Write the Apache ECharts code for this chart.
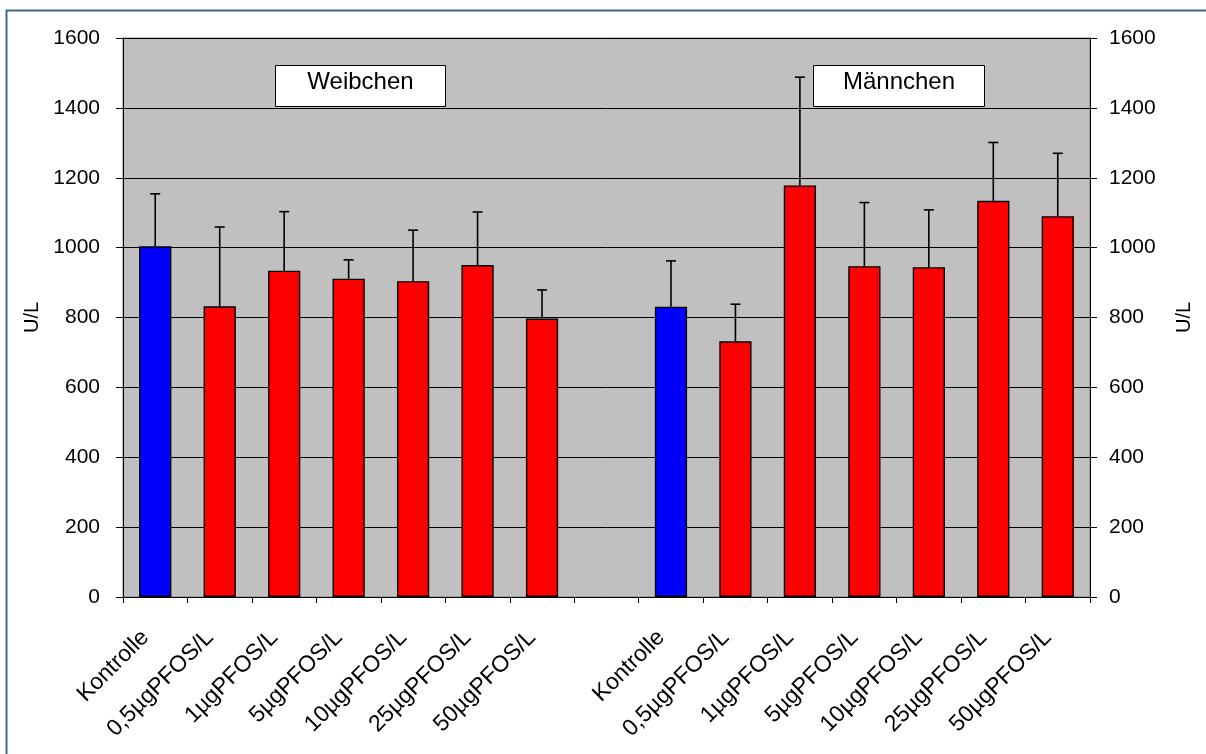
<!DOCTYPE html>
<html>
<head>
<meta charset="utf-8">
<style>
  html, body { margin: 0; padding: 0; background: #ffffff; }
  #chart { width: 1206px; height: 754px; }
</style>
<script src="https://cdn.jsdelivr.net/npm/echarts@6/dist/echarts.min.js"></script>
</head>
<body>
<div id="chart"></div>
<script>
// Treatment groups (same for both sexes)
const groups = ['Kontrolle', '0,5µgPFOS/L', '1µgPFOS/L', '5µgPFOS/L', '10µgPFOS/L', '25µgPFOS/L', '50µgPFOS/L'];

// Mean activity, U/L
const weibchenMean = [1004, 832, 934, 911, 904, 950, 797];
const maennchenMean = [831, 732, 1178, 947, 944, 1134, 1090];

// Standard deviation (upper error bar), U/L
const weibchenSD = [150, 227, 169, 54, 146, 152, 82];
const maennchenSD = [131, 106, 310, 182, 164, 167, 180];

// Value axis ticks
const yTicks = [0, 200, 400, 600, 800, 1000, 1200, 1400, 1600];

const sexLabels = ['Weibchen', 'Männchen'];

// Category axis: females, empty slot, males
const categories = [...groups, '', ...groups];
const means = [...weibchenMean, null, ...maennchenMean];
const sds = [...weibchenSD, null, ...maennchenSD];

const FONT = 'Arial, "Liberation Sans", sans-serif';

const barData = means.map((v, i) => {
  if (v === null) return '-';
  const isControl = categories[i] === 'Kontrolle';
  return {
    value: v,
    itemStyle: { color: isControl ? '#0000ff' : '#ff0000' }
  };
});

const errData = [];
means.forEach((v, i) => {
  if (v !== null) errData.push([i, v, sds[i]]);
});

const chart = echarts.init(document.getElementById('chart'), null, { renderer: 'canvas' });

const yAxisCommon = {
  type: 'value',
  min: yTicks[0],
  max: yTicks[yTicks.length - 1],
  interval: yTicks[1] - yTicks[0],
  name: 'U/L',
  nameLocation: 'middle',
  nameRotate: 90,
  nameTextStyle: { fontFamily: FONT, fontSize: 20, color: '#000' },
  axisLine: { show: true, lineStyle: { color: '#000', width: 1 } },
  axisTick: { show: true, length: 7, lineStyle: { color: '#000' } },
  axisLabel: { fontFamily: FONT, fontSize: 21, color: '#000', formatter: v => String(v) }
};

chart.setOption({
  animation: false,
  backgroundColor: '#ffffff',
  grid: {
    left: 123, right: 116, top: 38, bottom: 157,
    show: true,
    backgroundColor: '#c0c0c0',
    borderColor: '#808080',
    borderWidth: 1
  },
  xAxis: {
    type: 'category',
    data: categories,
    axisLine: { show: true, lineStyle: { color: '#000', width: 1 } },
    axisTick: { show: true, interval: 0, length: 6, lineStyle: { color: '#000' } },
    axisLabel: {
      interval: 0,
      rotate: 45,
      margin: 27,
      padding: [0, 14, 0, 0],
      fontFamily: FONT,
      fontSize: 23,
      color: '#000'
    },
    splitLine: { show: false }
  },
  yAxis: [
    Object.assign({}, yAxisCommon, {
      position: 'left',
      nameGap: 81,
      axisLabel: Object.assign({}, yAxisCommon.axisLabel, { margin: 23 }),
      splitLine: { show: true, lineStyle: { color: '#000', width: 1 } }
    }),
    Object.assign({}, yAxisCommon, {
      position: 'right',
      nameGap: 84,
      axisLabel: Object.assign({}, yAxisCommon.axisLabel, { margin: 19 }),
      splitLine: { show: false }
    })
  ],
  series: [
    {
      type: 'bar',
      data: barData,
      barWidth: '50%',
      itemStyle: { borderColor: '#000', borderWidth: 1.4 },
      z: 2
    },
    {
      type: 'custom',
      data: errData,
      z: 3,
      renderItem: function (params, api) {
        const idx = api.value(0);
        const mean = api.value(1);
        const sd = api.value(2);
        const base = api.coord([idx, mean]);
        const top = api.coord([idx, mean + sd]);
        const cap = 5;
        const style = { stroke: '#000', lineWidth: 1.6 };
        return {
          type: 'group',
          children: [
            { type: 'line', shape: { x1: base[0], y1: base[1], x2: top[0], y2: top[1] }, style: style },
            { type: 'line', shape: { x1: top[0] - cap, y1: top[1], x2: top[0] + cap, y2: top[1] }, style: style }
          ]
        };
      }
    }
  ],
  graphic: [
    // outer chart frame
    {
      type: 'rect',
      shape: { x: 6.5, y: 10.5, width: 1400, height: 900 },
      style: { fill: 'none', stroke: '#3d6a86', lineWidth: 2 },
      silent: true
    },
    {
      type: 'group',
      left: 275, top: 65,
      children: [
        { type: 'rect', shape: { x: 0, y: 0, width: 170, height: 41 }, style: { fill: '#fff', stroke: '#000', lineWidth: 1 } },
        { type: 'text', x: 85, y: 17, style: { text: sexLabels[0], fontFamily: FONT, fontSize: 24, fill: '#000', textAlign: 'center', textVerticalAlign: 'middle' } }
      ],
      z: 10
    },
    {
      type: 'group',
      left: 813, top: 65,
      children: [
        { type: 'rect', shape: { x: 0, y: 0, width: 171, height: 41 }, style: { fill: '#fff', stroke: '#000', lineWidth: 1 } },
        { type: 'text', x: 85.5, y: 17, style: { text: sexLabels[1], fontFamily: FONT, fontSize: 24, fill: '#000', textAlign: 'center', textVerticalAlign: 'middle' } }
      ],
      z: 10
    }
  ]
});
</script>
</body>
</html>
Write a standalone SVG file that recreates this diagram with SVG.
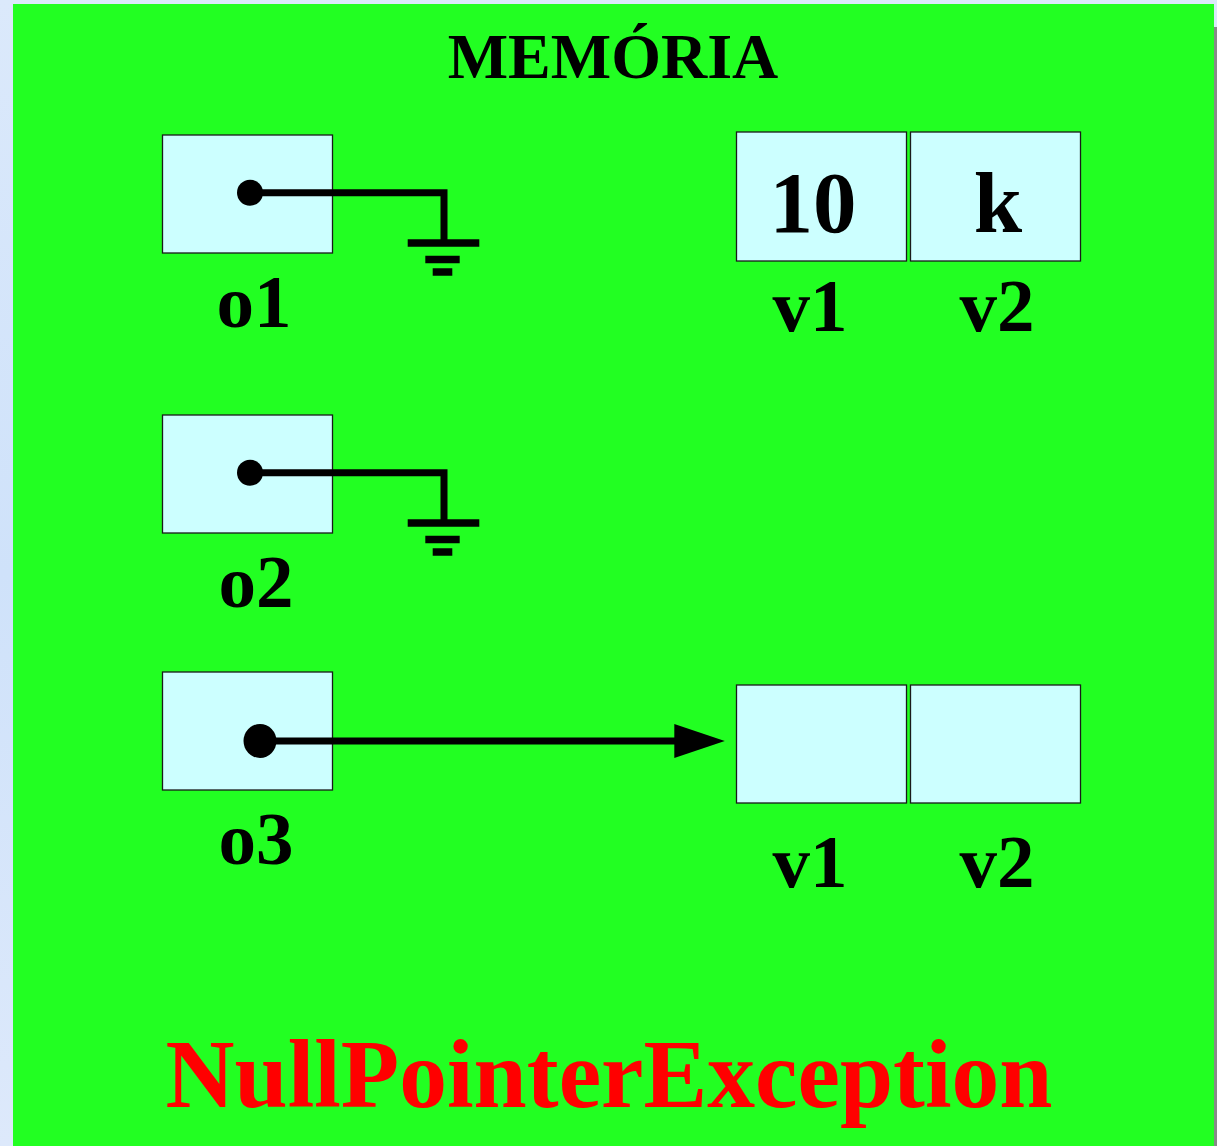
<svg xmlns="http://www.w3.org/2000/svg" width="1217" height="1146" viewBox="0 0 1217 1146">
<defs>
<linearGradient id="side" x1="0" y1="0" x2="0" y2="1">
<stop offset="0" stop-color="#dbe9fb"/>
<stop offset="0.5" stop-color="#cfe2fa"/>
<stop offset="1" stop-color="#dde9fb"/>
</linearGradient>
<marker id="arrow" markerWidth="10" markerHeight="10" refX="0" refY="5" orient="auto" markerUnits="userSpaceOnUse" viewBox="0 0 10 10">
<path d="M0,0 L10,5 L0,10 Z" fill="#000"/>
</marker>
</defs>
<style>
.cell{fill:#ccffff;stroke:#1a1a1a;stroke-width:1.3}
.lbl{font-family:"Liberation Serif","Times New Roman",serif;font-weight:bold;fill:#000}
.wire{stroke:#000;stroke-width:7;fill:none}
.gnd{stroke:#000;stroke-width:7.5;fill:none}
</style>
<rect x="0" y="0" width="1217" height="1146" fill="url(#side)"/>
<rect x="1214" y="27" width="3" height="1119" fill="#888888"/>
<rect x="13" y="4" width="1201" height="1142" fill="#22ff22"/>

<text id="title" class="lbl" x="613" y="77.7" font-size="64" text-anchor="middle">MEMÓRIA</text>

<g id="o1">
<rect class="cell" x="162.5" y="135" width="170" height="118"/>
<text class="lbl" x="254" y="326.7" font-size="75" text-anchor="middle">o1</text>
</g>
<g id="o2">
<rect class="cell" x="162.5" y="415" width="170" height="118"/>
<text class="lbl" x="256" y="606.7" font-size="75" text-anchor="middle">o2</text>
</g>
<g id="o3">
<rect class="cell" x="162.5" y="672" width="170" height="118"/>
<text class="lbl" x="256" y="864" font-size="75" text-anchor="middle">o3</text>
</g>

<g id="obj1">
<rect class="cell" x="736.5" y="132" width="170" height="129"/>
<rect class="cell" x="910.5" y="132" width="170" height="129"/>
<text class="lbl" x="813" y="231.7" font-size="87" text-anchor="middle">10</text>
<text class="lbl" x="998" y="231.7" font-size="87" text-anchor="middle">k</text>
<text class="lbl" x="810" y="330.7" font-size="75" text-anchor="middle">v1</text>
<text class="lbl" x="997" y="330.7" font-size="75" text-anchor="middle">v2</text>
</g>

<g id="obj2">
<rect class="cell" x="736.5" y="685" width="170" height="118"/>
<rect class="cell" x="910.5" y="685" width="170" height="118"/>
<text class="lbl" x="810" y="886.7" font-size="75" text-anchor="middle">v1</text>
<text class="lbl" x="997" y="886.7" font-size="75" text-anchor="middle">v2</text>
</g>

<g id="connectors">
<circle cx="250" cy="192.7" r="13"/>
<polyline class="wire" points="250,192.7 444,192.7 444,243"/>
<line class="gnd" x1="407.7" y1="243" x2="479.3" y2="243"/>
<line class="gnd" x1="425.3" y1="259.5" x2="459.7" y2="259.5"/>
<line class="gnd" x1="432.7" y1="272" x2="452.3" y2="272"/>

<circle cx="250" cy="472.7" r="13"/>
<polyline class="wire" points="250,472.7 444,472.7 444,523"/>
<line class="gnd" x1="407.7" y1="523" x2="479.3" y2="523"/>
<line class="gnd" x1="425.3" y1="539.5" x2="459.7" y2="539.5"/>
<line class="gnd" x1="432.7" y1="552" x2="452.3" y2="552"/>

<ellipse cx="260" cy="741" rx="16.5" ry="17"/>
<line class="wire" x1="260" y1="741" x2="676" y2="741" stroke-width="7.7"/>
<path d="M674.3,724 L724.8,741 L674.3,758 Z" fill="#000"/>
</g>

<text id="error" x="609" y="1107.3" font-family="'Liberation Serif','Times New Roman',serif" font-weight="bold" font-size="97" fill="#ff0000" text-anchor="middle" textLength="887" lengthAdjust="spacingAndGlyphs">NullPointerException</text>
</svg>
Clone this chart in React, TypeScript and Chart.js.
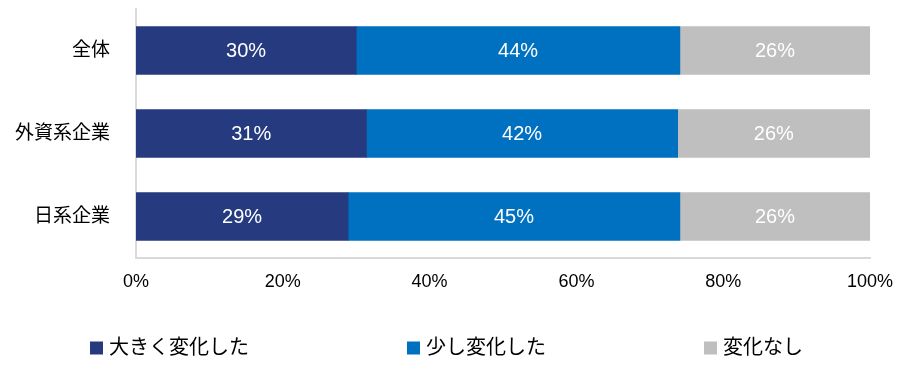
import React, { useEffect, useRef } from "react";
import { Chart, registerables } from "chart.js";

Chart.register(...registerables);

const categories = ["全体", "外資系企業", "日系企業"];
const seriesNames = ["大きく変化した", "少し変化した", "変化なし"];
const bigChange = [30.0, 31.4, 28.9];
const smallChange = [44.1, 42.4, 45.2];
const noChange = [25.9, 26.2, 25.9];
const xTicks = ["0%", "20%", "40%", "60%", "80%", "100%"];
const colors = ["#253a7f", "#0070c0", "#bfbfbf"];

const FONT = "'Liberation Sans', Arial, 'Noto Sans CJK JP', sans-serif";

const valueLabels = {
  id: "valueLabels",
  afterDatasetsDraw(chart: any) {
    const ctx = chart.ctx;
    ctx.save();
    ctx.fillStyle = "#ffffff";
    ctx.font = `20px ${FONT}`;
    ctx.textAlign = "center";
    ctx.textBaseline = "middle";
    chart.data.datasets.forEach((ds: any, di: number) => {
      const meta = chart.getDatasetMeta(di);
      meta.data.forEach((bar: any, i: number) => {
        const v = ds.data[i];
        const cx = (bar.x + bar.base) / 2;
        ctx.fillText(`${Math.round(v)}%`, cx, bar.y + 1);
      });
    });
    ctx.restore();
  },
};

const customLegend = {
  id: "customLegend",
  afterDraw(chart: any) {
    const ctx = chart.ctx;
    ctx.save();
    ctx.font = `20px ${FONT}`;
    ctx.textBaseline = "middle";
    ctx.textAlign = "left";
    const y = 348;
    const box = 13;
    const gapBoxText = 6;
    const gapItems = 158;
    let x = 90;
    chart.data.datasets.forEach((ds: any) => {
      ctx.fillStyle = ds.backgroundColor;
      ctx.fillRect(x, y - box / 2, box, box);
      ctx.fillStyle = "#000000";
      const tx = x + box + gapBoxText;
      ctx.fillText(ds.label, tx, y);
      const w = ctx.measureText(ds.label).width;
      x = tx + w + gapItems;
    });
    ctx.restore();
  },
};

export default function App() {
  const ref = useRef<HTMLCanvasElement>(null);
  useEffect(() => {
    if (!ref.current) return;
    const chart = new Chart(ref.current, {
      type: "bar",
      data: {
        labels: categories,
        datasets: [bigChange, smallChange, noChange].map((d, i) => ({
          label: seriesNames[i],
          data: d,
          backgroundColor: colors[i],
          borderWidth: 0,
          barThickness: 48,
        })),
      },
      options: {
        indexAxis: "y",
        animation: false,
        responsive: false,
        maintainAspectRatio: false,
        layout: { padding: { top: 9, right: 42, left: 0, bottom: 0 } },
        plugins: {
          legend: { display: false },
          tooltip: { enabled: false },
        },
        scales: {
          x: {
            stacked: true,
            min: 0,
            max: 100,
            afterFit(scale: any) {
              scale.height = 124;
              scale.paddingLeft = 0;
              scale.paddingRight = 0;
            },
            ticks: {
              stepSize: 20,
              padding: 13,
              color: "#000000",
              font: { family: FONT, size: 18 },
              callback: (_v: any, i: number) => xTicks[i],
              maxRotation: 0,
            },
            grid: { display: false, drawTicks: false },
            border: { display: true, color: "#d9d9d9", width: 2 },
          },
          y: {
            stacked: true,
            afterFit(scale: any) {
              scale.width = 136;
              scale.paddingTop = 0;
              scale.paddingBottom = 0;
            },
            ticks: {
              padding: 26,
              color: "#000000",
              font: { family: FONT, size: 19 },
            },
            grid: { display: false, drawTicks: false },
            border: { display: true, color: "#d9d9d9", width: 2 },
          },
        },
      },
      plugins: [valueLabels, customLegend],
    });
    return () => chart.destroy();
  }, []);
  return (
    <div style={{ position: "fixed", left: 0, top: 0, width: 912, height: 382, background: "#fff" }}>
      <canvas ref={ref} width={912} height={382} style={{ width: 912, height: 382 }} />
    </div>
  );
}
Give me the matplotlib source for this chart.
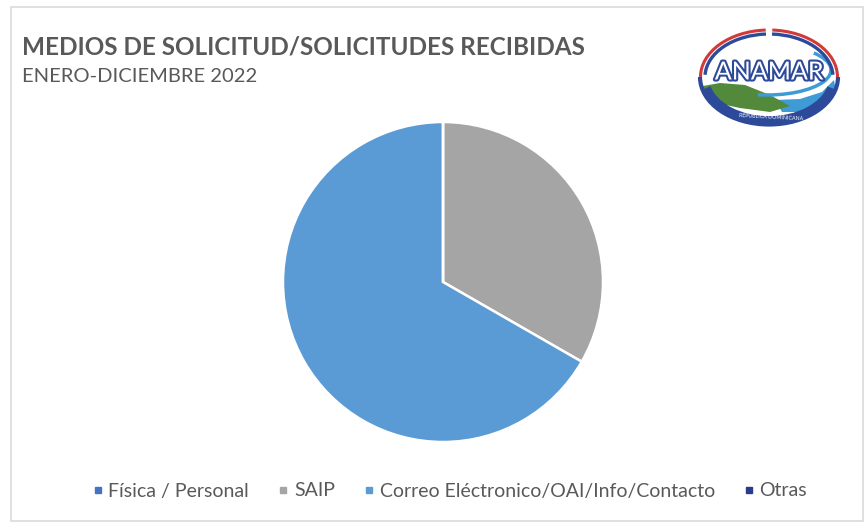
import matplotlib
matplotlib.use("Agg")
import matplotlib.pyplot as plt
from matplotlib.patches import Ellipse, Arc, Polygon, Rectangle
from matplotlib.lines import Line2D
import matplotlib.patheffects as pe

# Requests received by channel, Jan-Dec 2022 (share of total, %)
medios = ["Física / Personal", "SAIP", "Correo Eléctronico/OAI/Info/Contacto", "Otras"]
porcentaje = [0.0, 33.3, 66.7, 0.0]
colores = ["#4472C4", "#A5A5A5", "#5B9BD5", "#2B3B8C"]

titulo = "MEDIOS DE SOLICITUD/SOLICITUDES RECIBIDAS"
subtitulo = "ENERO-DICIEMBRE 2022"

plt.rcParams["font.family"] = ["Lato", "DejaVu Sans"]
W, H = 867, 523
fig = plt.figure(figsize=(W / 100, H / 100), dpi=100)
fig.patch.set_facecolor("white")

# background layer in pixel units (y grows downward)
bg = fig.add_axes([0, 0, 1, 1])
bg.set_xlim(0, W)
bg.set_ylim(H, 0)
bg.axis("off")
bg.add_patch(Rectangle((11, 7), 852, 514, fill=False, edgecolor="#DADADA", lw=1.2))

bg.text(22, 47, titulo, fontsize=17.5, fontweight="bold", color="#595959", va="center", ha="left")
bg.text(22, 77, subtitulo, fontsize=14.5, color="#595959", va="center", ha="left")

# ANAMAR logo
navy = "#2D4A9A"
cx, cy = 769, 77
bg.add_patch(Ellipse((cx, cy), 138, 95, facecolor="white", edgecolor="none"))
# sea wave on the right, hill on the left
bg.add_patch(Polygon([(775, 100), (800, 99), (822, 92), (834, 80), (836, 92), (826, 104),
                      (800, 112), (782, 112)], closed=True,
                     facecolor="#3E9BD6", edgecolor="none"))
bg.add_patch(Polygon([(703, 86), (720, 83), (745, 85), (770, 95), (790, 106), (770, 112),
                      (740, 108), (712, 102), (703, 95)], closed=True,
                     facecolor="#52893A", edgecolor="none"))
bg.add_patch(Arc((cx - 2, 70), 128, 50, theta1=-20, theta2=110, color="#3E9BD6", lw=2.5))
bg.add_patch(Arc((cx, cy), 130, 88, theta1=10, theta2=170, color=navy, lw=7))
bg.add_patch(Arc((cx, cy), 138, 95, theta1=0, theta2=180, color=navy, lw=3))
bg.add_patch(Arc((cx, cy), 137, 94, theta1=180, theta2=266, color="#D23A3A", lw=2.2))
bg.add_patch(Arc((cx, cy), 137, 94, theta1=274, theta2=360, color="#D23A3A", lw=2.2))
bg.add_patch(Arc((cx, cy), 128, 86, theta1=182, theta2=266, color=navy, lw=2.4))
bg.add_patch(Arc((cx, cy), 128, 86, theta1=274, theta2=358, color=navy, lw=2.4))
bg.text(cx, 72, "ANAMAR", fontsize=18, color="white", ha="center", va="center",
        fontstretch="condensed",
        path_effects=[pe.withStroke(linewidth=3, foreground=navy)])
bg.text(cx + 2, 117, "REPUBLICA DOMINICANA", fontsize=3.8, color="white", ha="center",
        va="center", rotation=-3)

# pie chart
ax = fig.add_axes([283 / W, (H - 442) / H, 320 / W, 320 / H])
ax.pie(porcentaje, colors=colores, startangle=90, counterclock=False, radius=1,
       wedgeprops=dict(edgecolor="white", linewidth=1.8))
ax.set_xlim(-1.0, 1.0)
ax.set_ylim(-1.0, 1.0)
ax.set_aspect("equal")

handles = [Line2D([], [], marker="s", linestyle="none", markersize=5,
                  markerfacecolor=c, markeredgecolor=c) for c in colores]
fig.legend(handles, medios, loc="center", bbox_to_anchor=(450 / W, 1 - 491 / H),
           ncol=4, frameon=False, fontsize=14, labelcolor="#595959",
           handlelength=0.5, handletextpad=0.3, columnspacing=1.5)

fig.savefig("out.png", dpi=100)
================================
:: Aim ::
From the listing, tally every line with the word "this" in it and give only the tally.

:: Solution to the exercise ::
4